* begin Data shown *
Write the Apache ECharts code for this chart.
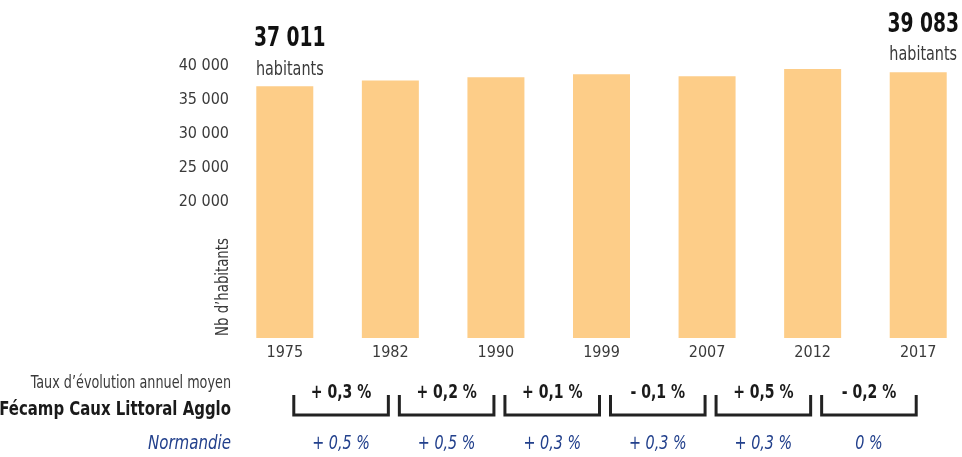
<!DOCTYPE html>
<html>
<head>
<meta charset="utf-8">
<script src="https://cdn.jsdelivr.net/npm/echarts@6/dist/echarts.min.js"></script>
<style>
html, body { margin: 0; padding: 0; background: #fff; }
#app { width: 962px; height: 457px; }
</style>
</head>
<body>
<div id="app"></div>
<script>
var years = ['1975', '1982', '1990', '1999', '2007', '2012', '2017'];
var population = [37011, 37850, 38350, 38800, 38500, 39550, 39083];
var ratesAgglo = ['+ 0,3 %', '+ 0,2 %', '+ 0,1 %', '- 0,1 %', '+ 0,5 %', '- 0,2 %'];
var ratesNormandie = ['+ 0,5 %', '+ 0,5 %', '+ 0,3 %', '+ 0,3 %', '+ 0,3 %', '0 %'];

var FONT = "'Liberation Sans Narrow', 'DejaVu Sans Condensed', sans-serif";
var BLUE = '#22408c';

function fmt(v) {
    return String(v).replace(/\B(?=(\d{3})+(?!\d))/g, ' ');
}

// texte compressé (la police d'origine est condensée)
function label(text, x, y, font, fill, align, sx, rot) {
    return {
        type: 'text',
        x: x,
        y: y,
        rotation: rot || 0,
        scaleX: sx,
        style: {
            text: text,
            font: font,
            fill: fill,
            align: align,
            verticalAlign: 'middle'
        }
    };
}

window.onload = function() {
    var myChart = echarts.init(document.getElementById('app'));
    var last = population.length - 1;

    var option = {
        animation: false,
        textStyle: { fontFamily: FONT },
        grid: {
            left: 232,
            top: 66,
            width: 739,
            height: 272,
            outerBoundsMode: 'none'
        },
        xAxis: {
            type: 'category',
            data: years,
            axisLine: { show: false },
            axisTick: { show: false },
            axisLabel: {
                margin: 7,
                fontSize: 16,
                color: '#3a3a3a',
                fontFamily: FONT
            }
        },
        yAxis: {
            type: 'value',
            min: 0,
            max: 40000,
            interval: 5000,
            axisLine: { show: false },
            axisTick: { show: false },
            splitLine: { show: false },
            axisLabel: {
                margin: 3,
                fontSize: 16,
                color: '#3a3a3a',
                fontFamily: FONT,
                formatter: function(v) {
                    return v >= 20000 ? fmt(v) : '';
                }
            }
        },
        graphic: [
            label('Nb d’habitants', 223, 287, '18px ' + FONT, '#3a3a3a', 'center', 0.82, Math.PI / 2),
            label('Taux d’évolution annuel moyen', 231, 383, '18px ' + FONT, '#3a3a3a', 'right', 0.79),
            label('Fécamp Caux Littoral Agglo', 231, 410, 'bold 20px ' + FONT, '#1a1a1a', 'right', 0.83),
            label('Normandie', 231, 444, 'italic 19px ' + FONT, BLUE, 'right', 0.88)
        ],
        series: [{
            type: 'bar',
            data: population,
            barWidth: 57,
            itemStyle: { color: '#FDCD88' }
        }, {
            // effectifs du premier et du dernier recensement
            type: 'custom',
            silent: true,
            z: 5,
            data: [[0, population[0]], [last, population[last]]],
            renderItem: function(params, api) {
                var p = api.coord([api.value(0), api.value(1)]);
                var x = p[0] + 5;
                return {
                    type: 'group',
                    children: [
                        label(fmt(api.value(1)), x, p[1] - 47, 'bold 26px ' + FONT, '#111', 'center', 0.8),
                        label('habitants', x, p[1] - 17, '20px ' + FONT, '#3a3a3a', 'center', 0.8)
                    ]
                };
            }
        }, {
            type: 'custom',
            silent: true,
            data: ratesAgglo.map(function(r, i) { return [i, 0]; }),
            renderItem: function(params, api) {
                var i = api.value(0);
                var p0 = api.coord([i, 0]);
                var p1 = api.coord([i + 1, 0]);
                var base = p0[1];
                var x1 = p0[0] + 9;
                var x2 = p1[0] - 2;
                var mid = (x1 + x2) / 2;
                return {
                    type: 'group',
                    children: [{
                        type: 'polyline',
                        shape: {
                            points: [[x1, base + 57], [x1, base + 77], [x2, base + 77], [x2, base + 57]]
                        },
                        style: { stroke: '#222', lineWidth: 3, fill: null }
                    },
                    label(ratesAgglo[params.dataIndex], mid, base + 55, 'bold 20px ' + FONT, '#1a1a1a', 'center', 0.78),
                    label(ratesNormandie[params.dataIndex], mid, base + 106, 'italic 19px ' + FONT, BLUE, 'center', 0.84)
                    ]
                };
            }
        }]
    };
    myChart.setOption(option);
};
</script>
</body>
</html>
* end Data shown *
Pictures are excluded; output everything else in the data verbatim.

* Solution
Write the Apache ECharts code for this chart.
<!DOCTYPE html>
<html>
<head>
<meta charset="utf-8">
<script src="https://cdn.jsdelivr.net/npm/echarts@6/dist/echarts.min.js"></script>
<style>
html, body { margin: 0; padding: 0; background: #fff; }
#app { width: 962px; height: 457px; }
</style>
</head>
<body>
<div id="app"></div>
<script>
var years = ['1975', '1982', '1990', '1999', '2007', '2012', '2017'];
var population = [37011, 37850, 38350, 38800, 38500, 39550, 39083];
var ratesAgglo = ['+ 0,3 %', '+ 0,2 %', '+ 0,1 %', '- 0,1 %', '+ 0,5 %', '- 0,2 %'];
var ratesNormandie = ['+ 0,5 %', '+ 0,5 %', '+ 0,3 %', '+ 0,3 %', '+ 0,3 %', '0 %'];

var FONT = "'Liberation Sans Narrow', 'DejaVu Sans Condensed', sans-serif";
var BLUE = '#22408c';

function fmt(v) {
    return String(v).replace(/\B(?=(\d{3})+(?!\d))/g, ' ');
}

// texte compressé (la police d'origine est condensée)
function label(text, x, y, font, fill, align, sx, rot) {
    return {
        type: 'text',
        x: x,
        y: y,
        rotation: rot || 0,
        scaleX: sx,
        style: {
            text: text,
            font: font,
            fill: fill,
            align: align,
            verticalAlign: 'middle'
        }
    };
}

window.onload = function() {
    var myChart = echarts.init(document.getElementById('app'));
    var last = population.length - 1;

    var option = {
        animation: false,
        textStyle: { fontFamily: FONT },
        grid: {
            left: 232,
            top: 66,
            width: 739,
            height: 272,
            outerBoundsMode: 'none'
        },
        xAxis: {
            type: 'category',
            data: years,
            axisLine: { show: false },
            axisTick: { show: false },
            axisLabel: {
                margin: 7,
                fontSize: 16,
                color: '#3a3a3a',
                fontFamily: FONT
            }
        },
        yAxis: {
            type: 'value',
            min: 0,
            max: 40000,
            interval: 5000,
            axisLine: { show: false },
            axisTick: { show: false },
            splitLine: { show: false },
            axisLabel: {
                margin: 3,
                fontSize: 16,
                color: '#3a3a3a',
                fontFamily: FONT,
                formatter: function(v) {
                    return v >= 20000 ? fmt(v) : '';
                }
            }
        },
        graphic: [
            label('Nb d’habitants', 223, 287, '18px ' + FONT, '#3a3a3a', 'center', 0.82, Math.PI / 2),
            label('Taux d’évolution annuel moyen', 231, 383, '18px ' + FONT, '#3a3a3a', 'right', 0.79),
            label('Fécamp Caux Littoral Agglo', 231, 410, 'bold 20px ' + FONT, '#1a1a1a', 'right', 0.83),
            label('Normandie', 231, 444, 'italic 19px ' + FONT, BLUE, 'right', 0.88)
        ],
        series: [{
            type: 'bar',
            data: population,
            barWidth: 57,
            itemStyle: { color: '#FDCD88' }
        }, {
            // effectifs du premier et du dernier recensement
            type: 'custom',
            silent: true,
            z: 5,
            data: [[0, population[0]], [last, population[last]]],
            renderItem: function(params, api) {
                var p = api.coord([api.value(0), api.value(1)]);
                var x = p[0] + 5;
                return {
                    type: 'group',
                    children: [
                        label(fmt(api.value(1)), x, p[1] - 47, 'bold 26px ' + FONT, '#111', 'center', 0.8),
                        label('habitants', x, p[1] - 17, '20px ' + FONT, '#3a3a3a', 'center', 0.8)
                    ]
                };
            }
        }, {
            type: 'custom',
            silent: true,
            data: ratesAgglo.map(function(r, i) { return [i, 0]; }),
            renderItem: function(params, api) {
                var i = api.value(0);
                var p0 = api.coord([i, 0]);
                var p1 = api.coord([i + 1, 0]);
                var base = p0[1];
                var x1 = p0[0] + 9;
                var x2 = p1[0] - 2;
                var mid = (x1 + x2) / 2;
                return {
                    type: 'group',
                    children: [{
                        type: 'polyline',
                        shape: {
                            points: [[x1, base + 57], [x1, base + 77], [x2, base + 77], [x2, base + 57]]
                        },
                        style: { stroke: '#222', lineWidth: 3, fill: null }
                    },
                    label(ratesAgglo[params.dataIndex], mid, base + 55, 'bold 20px ' + FONT, '#1a1a1a', 'center', 0.78),
                    label(ratesNormandie[params.dataIndex], mid, base + 106, 'italic 19px ' + FONT, BLUE, 'center', 0.84)
                    ]
                };
            }
        }]
    };
    myChart.setOption(option);
};
</script>
</body>
</html>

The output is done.